---------- SOURCE DATA

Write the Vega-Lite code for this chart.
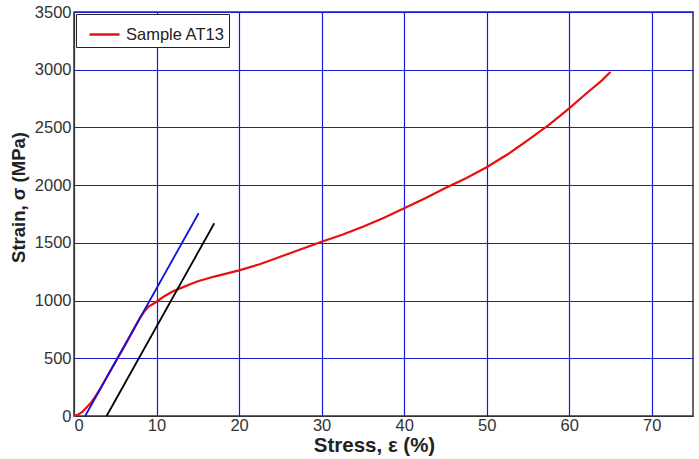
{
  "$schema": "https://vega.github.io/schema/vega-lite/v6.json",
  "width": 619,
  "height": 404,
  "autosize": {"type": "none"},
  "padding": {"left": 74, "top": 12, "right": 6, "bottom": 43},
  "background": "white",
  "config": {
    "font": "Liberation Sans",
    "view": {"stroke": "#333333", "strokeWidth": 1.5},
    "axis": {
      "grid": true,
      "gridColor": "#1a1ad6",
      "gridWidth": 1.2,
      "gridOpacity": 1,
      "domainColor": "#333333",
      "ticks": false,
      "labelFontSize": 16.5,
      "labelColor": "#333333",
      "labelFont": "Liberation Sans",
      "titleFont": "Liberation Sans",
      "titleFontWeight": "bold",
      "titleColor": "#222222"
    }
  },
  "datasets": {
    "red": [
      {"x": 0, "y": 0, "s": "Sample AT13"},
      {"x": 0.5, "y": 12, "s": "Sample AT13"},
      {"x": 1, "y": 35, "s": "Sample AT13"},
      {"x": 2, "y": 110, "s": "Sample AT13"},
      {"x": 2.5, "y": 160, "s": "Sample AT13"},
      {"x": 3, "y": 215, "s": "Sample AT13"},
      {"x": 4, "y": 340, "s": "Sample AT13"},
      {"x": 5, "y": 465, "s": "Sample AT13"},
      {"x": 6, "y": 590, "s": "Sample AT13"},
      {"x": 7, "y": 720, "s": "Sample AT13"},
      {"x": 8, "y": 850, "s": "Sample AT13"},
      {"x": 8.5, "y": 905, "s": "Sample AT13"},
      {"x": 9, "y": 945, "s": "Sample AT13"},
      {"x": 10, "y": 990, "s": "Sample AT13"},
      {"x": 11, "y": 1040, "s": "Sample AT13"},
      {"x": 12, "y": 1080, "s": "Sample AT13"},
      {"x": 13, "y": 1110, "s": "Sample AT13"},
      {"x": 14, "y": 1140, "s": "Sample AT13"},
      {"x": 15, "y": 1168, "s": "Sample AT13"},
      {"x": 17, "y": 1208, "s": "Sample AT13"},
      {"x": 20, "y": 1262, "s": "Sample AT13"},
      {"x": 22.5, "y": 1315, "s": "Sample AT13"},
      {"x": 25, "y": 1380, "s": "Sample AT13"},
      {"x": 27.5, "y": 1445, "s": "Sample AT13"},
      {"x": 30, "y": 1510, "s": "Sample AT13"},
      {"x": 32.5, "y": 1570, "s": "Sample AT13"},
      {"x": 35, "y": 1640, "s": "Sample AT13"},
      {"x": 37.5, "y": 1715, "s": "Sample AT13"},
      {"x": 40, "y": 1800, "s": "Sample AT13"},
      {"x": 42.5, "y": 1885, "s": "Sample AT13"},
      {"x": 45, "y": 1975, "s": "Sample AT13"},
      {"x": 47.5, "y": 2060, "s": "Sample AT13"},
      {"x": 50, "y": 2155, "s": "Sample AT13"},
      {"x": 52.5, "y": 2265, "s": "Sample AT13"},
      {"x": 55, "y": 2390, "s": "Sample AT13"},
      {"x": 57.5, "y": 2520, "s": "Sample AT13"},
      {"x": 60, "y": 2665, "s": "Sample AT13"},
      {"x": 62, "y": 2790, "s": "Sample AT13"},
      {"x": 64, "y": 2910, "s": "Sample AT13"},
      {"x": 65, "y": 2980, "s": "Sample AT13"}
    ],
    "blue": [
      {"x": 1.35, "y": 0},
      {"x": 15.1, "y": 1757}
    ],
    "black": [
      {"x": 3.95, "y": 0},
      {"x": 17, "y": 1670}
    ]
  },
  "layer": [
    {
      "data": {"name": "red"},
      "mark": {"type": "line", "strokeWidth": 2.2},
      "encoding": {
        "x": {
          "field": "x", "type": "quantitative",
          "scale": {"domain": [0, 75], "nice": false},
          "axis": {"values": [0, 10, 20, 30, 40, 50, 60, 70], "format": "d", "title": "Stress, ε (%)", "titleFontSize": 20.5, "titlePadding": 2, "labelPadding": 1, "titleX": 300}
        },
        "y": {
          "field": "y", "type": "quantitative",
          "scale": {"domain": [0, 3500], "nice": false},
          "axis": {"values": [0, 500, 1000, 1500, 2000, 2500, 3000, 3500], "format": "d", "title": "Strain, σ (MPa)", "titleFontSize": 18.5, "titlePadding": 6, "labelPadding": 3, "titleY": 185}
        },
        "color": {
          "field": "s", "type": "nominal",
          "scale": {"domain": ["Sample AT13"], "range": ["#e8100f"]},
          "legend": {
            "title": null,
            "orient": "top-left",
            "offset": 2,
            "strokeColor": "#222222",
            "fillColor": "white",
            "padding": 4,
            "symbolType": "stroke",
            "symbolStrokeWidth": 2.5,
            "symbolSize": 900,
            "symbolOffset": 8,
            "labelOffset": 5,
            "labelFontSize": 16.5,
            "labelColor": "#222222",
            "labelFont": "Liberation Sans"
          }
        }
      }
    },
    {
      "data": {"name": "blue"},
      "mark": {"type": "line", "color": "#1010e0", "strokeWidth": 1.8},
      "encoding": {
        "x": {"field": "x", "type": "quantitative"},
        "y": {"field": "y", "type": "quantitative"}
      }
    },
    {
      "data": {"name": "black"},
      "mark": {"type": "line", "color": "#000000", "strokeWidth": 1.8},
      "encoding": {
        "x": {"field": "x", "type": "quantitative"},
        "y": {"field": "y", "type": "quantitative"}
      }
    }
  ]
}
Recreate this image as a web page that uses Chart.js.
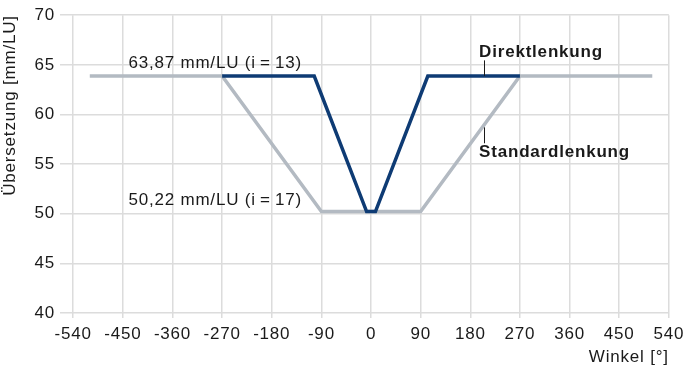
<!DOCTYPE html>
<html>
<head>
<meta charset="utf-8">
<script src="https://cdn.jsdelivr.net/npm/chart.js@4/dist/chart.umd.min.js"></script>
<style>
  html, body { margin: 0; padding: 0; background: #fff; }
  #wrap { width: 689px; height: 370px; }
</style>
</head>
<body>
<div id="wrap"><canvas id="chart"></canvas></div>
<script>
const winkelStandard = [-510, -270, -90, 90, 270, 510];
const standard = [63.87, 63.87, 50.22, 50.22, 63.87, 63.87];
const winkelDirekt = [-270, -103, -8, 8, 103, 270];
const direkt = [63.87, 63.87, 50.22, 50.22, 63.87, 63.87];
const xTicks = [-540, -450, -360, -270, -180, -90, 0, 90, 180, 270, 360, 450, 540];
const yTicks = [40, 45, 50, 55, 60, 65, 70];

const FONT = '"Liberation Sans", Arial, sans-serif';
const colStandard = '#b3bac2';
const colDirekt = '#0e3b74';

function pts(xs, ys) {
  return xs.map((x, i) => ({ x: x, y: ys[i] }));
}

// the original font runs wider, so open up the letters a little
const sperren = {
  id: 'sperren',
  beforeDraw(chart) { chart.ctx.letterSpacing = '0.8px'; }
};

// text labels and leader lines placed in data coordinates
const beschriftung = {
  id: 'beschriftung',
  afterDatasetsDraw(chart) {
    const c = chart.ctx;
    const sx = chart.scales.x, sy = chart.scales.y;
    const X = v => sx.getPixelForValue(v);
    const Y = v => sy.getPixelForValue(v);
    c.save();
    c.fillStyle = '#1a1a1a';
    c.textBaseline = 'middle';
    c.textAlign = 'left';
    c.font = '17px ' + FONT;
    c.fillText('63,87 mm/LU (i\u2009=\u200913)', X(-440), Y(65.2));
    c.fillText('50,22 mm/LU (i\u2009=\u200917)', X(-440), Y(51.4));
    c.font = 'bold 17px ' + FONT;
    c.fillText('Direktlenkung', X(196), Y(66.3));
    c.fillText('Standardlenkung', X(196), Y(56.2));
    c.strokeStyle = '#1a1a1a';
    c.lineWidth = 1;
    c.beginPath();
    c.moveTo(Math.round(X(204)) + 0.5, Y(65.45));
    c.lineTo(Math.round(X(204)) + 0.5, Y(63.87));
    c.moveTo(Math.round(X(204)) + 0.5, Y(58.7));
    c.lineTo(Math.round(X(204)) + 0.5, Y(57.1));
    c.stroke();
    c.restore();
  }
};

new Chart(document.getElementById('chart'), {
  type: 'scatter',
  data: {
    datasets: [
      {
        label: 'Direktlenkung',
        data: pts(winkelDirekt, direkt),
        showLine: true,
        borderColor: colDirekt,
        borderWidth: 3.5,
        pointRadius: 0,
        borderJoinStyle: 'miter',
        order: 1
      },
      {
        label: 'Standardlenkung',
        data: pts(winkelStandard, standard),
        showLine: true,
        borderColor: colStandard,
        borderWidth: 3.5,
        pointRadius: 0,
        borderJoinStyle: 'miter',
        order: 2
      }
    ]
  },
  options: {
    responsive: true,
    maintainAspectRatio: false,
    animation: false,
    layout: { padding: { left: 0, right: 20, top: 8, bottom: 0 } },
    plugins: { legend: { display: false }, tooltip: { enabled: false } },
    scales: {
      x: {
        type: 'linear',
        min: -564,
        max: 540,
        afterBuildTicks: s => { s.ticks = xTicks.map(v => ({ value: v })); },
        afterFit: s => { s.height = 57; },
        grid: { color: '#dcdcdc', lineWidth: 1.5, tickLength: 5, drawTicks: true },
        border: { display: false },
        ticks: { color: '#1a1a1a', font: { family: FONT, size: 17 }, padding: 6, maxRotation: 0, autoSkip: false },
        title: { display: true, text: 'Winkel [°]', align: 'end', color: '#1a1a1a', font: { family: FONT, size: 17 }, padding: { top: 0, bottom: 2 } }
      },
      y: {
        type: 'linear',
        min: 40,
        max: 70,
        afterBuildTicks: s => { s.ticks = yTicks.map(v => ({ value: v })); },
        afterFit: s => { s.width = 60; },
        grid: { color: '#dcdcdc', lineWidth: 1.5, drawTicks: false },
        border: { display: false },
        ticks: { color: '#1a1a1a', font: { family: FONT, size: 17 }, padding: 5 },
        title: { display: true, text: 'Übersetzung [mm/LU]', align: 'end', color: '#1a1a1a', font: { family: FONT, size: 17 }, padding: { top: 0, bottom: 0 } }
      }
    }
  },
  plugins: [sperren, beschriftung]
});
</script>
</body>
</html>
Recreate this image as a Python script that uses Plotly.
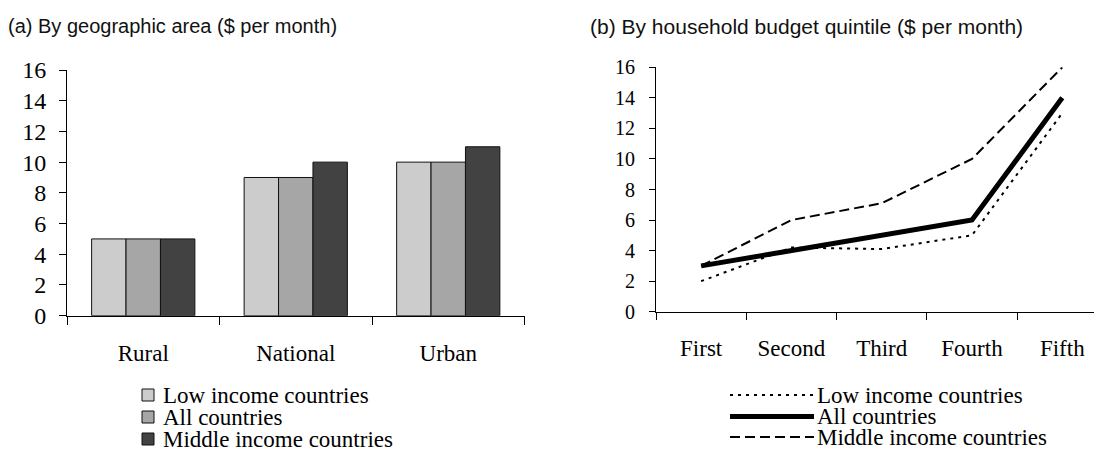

--------------------

* **WORK INSTRUCTIONS**:
Select every line where the word "this" occurs.

* **EXPECTED ANSWER**:
Write the Vega-Lite code for this chart.
Recreate this image as a web page that uses Chart.js.
Recreate this image as a Python script that uses Plotly.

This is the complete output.